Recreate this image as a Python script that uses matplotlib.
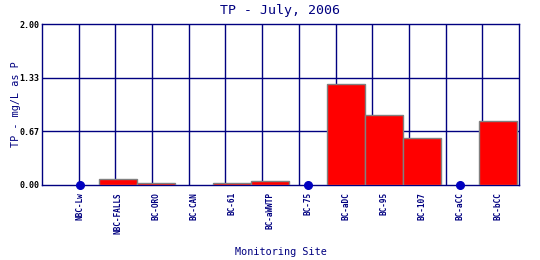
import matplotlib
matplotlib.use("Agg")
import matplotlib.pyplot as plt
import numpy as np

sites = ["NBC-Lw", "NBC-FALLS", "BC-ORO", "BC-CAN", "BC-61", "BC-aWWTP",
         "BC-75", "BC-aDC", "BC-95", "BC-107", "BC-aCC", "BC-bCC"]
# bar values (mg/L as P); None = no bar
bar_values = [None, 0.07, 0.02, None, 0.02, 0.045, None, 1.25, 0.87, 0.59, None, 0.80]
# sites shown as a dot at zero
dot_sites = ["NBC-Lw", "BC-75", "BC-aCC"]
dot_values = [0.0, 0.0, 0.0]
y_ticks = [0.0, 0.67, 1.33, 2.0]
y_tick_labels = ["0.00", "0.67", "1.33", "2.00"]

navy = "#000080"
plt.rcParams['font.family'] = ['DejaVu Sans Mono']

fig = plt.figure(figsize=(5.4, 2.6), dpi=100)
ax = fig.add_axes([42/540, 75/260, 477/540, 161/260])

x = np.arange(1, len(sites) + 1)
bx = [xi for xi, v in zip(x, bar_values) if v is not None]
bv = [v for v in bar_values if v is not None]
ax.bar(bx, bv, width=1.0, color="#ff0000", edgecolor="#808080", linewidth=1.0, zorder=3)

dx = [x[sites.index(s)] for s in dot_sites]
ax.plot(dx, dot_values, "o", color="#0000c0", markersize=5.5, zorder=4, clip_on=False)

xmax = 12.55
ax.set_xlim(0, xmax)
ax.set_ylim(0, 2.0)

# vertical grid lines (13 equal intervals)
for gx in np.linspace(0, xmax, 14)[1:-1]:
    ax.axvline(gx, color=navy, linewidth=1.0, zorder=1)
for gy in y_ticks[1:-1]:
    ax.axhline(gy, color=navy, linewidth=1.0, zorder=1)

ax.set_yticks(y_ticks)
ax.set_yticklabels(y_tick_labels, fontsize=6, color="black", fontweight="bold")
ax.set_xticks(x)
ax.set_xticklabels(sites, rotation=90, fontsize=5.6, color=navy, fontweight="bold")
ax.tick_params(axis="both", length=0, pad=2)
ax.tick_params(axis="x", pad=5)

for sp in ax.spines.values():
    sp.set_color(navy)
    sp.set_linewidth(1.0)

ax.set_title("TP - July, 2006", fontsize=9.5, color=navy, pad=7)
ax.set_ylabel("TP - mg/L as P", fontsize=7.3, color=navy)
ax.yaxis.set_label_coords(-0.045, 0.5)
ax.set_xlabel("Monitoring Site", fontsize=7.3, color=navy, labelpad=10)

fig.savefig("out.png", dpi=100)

----

Aim of the task: Please take the lines from the beginning of the data above through the line holding "sp.set_linewidth(1.0)" and transcribe them exactly, without any pictures.

Written solution:
Recreate this image as a Python script that uses matplotlib.
import matplotlib
matplotlib.use("Agg")
import matplotlib.pyplot as plt
import numpy as np

sites = ["NBC-Lw", "NBC-FALLS", "BC-ORO", "BC-CAN", "BC-61", "BC-aWWTP",
         "BC-75", "BC-aDC", "BC-95", "BC-107", "BC-aCC", "BC-bCC"]
# bar values (mg/L as P); None = no bar
bar_values = [None, 0.07, 0.02, None, 0.02, 0.045, None, 1.25, 0.87, 0.59, None, 0.80]
# sites shown as a dot at zero
dot_sites = ["NBC-Lw", "BC-75", "BC-aCC"]
dot_values = [0.0, 0.0, 0.0]
y_ticks = [0.0, 0.67, 1.33, 2.0]
y_tick_labels = ["0.00", "0.67", "1.33", "2.00"]

navy = "#000080"
plt.rcParams['font.family'] = ['DejaVu Sans Mono']

fig = plt.figure(figsize=(5.4, 2.6), dpi=100)
ax = fig.add_axes([42/540, 75/260, 477/540, 161/260])

x = np.arange(1, len(sites) + 1)
bx = [xi for xi, v in zip(x, bar_values) if v is not None]
bv = [v for v in bar_values if v is not None]
ax.bar(bx, bv, width=1.0, color="#ff0000", edgecolor="#808080", linewidth=1.0, zorder=3)

dx = [x[sites.index(s)] for s in dot_sites]
ax.plot(dx, dot_values, "o", color="#0000c0", markersize=5.5, zorder=4, clip_on=False)

xmax = 12.55
ax.set_xlim(0, xmax)
ax.set_ylim(0, 2.0)

# vertical grid lines (13 equal intervals)
for gx in np.linspace(0, xmax, 14)[1:-1]:
    ax.axvline(gx, color=navy, linewidth=1.0, zorder=1)
for gy in y_ticks[1:-1]:
    ax.axhline(gy, color=navy, linewidth=1.0, zorder=1)

ax.set_yticks(y_ticks)
ax.set_yticklabels(y_tick_labels, fontsize=6, color="black", fontweight="bold")
ax.set_xticks(x)
ax.set_xticklabels(sites, rotation=90, fontsize=5.6, color=navy, fontweight="bold")
ax.tick_params(axis="both", length=0, pad=2)
ax.tick_params(axis="x", pad=5)

for sp in ax.spines.values():
    sp.set_color(navy)
    sp.set_linewidth(1.0)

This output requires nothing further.